• **DATASET**
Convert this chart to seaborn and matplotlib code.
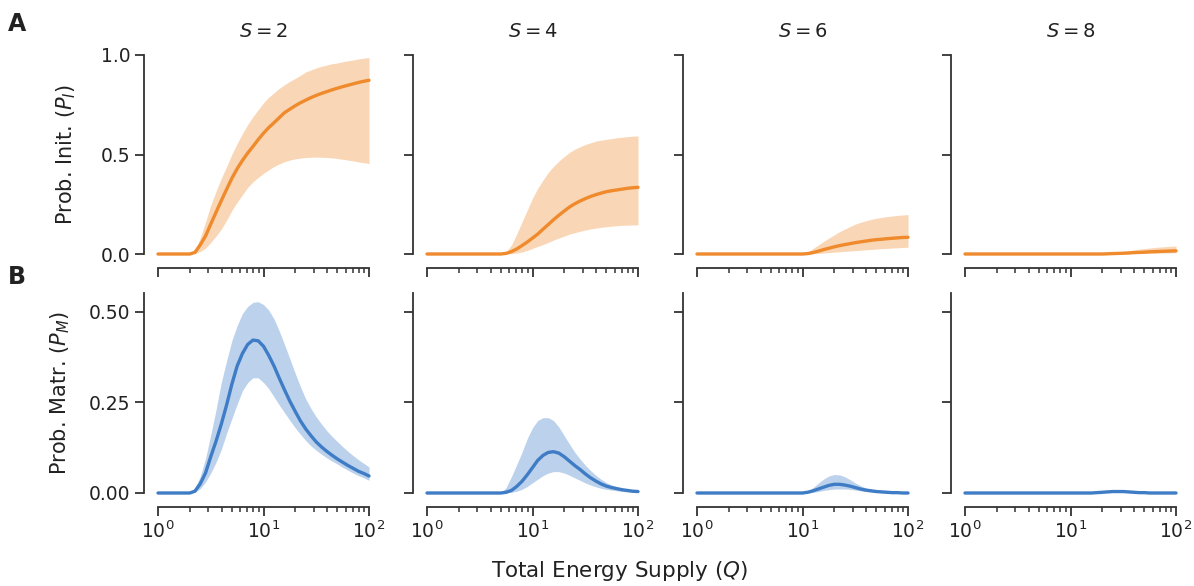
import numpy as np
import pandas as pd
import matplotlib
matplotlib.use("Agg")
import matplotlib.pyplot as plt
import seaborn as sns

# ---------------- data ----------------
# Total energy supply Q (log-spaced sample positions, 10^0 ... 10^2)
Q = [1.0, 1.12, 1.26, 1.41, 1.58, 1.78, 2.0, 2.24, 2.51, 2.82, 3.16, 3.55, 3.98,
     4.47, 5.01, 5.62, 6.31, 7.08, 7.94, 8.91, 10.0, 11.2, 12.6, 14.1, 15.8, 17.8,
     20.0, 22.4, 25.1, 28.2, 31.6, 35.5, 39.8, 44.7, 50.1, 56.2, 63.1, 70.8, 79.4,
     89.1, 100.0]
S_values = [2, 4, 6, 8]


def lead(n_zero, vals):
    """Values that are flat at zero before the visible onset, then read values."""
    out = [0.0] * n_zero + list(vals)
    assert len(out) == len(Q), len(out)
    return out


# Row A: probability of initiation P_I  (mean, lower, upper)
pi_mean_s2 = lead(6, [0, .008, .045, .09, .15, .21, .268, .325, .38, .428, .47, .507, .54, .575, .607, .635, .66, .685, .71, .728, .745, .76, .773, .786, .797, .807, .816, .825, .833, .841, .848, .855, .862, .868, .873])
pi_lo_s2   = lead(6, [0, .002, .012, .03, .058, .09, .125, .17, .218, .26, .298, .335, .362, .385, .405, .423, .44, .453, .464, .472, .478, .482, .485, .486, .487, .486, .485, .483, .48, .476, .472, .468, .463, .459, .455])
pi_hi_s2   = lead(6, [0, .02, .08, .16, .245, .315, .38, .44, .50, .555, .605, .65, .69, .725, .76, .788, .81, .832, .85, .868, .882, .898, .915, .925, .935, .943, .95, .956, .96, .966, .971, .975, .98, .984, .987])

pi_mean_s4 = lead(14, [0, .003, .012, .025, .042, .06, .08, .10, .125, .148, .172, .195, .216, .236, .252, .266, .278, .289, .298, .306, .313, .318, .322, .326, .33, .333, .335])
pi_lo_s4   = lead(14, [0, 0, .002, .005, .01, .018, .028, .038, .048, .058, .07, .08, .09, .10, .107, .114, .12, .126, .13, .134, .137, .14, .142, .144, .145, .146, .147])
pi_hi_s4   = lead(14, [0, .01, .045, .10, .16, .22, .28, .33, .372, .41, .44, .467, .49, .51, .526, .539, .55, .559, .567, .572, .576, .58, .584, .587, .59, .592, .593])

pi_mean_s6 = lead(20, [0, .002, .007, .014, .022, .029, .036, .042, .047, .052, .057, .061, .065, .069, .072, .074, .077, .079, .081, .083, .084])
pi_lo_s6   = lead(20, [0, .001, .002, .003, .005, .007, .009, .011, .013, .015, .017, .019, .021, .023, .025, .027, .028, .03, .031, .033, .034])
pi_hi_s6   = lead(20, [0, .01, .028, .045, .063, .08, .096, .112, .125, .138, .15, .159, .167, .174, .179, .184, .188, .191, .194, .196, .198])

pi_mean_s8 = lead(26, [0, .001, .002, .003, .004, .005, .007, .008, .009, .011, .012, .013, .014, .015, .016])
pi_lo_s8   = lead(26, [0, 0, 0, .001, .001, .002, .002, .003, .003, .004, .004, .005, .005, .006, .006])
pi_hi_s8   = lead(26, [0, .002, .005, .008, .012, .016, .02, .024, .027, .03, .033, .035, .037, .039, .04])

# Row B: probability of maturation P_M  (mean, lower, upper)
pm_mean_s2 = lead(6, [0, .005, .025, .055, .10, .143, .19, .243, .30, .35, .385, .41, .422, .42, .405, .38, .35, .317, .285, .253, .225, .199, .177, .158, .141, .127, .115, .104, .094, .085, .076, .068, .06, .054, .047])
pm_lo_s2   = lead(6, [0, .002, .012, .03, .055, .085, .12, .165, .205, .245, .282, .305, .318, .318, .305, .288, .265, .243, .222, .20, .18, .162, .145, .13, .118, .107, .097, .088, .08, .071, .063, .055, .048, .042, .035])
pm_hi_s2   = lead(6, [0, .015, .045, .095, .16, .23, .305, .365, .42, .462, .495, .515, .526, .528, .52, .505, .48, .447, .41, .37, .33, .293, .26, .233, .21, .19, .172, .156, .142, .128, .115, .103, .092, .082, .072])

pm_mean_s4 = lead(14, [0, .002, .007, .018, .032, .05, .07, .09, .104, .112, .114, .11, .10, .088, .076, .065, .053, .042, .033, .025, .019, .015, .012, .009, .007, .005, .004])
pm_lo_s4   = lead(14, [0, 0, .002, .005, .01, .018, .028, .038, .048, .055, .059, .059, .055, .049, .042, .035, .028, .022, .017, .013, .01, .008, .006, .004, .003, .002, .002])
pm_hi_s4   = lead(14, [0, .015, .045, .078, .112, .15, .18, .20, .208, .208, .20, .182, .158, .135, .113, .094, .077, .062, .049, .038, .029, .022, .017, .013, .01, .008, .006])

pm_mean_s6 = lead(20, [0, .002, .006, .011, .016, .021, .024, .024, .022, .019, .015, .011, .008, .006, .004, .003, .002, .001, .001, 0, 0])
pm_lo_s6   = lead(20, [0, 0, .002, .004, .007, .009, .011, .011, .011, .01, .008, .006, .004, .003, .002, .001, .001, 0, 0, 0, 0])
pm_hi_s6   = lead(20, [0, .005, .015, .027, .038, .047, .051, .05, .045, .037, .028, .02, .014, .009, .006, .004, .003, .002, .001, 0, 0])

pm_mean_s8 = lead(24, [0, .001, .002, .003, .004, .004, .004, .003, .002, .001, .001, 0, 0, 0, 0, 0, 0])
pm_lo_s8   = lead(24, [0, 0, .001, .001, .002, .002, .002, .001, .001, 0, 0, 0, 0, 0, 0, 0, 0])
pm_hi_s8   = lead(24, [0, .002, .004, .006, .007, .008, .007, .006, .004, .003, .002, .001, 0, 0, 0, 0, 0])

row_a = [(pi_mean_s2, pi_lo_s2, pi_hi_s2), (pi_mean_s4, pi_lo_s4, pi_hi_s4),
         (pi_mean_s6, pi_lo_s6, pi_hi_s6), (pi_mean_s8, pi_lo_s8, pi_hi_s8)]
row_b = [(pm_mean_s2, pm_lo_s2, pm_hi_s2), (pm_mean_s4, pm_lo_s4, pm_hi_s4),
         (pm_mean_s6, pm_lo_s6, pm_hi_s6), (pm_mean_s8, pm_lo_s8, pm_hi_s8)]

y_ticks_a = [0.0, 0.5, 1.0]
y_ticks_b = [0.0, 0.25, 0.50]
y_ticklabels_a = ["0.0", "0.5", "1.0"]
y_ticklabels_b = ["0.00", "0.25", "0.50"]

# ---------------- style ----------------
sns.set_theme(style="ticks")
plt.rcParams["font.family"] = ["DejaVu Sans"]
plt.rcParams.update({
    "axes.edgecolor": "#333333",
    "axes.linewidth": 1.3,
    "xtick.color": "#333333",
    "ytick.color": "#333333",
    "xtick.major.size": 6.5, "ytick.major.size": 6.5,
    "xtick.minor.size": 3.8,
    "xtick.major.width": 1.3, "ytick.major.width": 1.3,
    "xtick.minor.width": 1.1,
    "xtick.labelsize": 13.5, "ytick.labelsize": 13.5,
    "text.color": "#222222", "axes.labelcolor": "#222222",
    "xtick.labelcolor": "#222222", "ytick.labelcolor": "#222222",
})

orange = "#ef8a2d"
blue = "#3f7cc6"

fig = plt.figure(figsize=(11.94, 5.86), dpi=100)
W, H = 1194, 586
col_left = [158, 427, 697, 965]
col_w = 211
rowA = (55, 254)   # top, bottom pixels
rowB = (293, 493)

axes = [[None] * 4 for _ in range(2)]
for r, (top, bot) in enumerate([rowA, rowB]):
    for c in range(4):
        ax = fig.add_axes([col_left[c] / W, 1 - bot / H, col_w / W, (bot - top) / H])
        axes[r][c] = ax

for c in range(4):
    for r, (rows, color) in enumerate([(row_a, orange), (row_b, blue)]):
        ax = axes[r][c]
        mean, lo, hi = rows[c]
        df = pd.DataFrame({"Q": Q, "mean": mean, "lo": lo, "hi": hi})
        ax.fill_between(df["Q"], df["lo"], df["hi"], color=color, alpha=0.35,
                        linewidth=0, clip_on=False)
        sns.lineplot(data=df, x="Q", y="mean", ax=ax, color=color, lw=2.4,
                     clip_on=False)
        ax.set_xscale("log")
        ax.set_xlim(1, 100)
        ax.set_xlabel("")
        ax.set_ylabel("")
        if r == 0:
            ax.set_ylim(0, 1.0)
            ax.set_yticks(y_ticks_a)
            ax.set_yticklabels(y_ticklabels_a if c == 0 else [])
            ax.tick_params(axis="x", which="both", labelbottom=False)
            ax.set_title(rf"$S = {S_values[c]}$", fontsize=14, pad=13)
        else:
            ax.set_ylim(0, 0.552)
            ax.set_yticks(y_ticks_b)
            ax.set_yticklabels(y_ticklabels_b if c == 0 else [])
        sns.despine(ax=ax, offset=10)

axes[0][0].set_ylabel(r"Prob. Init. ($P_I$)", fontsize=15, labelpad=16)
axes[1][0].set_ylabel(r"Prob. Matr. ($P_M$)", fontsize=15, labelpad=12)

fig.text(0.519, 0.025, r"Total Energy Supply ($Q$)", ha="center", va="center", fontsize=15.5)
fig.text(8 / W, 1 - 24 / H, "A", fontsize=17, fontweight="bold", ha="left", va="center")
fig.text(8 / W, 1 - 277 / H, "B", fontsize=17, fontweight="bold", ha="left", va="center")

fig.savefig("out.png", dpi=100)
* * *
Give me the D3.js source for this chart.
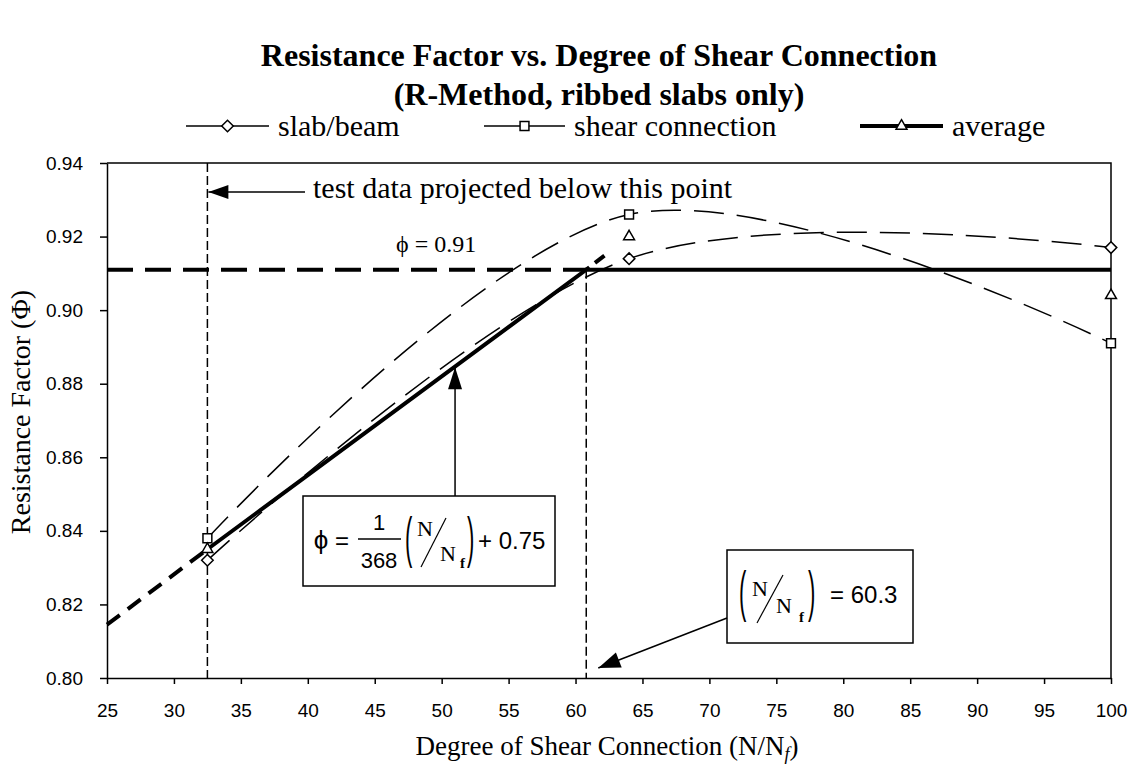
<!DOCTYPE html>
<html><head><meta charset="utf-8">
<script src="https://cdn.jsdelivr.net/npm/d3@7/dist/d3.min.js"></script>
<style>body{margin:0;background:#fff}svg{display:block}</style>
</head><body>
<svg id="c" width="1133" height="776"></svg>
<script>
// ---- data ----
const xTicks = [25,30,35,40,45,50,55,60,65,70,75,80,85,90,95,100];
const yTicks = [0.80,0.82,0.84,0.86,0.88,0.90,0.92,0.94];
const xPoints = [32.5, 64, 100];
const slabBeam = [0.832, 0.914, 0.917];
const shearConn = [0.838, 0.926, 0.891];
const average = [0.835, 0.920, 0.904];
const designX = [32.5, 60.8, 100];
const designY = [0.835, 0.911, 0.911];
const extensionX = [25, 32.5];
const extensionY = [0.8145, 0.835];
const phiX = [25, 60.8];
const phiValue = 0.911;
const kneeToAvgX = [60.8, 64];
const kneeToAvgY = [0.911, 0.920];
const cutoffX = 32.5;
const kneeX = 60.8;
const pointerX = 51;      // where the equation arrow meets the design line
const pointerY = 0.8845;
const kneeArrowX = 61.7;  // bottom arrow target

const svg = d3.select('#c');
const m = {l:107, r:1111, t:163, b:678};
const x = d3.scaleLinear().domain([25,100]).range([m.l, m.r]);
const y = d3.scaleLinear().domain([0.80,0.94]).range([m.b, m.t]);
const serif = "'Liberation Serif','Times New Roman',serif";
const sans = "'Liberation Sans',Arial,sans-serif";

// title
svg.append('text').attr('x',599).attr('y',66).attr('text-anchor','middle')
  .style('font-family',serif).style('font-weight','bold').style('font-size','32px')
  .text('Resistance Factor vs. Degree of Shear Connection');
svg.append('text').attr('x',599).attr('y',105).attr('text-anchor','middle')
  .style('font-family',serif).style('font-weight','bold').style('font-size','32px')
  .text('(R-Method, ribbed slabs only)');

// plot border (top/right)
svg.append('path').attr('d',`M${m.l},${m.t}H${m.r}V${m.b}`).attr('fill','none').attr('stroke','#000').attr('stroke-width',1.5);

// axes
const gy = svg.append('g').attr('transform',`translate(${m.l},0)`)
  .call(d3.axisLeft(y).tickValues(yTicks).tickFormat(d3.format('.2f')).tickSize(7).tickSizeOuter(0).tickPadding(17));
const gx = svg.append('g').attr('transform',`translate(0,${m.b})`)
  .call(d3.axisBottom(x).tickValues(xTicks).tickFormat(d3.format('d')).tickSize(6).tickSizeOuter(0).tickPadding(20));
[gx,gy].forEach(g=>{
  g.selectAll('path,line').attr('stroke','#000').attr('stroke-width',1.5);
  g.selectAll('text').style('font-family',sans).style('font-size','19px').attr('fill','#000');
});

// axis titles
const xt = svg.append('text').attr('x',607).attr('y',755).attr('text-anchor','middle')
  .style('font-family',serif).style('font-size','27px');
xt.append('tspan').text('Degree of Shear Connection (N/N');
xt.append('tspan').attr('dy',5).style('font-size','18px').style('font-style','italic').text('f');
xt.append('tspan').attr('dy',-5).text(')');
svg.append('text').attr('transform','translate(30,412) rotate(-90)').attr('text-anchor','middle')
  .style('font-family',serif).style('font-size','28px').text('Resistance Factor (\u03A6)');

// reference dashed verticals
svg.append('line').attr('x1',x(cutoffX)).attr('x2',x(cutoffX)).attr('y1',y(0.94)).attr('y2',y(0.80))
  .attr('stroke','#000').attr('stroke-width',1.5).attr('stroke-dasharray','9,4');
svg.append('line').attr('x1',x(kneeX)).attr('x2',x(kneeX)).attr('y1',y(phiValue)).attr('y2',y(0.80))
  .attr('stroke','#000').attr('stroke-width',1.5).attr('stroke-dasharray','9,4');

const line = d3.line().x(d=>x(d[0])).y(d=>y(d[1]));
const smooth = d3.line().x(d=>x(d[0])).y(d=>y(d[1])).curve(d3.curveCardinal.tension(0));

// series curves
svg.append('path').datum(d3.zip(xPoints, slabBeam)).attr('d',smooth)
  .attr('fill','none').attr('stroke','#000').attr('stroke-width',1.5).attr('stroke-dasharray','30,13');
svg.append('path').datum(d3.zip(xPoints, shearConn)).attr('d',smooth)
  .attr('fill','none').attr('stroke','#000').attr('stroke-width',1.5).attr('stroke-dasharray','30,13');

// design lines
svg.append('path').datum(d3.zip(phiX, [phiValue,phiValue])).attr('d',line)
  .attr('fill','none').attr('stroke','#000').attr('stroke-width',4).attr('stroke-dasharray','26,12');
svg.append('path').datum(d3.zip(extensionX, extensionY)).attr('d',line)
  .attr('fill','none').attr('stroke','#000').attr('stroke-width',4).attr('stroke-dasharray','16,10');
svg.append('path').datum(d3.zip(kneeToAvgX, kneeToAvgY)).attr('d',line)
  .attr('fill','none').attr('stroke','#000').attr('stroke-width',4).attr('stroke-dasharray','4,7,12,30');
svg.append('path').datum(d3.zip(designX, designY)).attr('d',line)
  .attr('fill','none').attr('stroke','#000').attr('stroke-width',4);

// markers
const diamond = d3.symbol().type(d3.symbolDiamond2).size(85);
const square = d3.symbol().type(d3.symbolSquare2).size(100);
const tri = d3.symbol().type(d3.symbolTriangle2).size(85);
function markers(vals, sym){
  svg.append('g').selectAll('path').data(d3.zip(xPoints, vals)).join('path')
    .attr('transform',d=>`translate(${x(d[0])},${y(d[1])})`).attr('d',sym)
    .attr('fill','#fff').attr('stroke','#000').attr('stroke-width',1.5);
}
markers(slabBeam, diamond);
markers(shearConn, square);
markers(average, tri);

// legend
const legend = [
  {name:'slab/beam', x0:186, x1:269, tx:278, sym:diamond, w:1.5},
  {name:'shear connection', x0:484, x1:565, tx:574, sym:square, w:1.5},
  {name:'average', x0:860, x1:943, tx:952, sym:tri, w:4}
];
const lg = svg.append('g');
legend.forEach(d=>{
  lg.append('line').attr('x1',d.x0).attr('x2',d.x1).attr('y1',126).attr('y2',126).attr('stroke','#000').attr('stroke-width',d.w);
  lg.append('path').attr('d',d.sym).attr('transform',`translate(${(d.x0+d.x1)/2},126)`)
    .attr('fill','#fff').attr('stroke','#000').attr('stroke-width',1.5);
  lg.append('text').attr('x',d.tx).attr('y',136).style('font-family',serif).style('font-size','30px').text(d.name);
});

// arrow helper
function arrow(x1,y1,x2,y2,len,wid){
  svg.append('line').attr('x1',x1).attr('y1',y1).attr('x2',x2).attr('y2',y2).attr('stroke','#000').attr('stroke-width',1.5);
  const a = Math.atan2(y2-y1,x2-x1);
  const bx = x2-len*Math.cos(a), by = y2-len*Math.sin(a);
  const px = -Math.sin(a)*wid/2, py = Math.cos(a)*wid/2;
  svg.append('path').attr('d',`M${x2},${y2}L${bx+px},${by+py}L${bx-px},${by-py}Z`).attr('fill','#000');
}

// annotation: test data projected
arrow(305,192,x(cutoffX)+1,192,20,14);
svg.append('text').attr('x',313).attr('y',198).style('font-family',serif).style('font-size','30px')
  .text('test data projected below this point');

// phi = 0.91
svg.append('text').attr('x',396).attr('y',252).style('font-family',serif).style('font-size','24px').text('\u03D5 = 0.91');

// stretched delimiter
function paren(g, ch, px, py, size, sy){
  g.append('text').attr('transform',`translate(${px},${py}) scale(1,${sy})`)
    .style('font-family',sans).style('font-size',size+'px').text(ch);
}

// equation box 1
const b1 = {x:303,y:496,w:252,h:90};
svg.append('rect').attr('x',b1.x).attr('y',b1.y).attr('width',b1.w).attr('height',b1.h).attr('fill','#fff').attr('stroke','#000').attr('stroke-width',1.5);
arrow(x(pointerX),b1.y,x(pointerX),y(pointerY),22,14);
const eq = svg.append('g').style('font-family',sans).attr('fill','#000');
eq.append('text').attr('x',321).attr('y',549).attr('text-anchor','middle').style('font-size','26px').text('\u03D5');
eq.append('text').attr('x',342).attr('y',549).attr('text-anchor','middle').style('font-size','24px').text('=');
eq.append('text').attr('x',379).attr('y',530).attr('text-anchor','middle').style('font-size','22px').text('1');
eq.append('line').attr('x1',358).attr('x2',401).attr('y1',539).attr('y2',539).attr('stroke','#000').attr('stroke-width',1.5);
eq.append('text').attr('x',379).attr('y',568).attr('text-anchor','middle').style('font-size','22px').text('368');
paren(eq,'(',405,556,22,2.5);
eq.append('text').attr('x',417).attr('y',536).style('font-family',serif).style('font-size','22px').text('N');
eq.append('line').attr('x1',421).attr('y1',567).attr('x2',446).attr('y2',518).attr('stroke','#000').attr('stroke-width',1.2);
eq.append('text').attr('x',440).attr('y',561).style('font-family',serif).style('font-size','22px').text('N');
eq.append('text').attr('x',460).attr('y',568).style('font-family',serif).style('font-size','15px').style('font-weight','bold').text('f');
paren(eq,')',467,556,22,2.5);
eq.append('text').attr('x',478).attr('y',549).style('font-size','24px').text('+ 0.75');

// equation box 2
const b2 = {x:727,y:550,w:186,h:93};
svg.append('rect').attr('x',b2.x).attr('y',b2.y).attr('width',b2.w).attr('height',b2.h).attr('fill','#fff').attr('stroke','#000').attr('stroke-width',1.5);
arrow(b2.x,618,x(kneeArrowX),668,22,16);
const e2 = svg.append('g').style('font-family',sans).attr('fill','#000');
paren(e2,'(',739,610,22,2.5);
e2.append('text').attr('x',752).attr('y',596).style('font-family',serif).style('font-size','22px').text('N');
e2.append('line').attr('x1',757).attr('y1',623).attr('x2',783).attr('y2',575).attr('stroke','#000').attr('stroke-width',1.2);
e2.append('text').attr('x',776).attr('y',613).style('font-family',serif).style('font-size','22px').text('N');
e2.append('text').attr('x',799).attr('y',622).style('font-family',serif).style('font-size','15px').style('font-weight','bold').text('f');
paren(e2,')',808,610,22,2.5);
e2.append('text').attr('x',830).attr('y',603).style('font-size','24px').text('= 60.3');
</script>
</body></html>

• **REQUIREMENT**
Filter out all lines lacking the word "chart" and copy the rest.

• **EXPECTED ANSWER**
Convert this chart to seaborn and matplotlib code.
Give me the D3.js source for this chart.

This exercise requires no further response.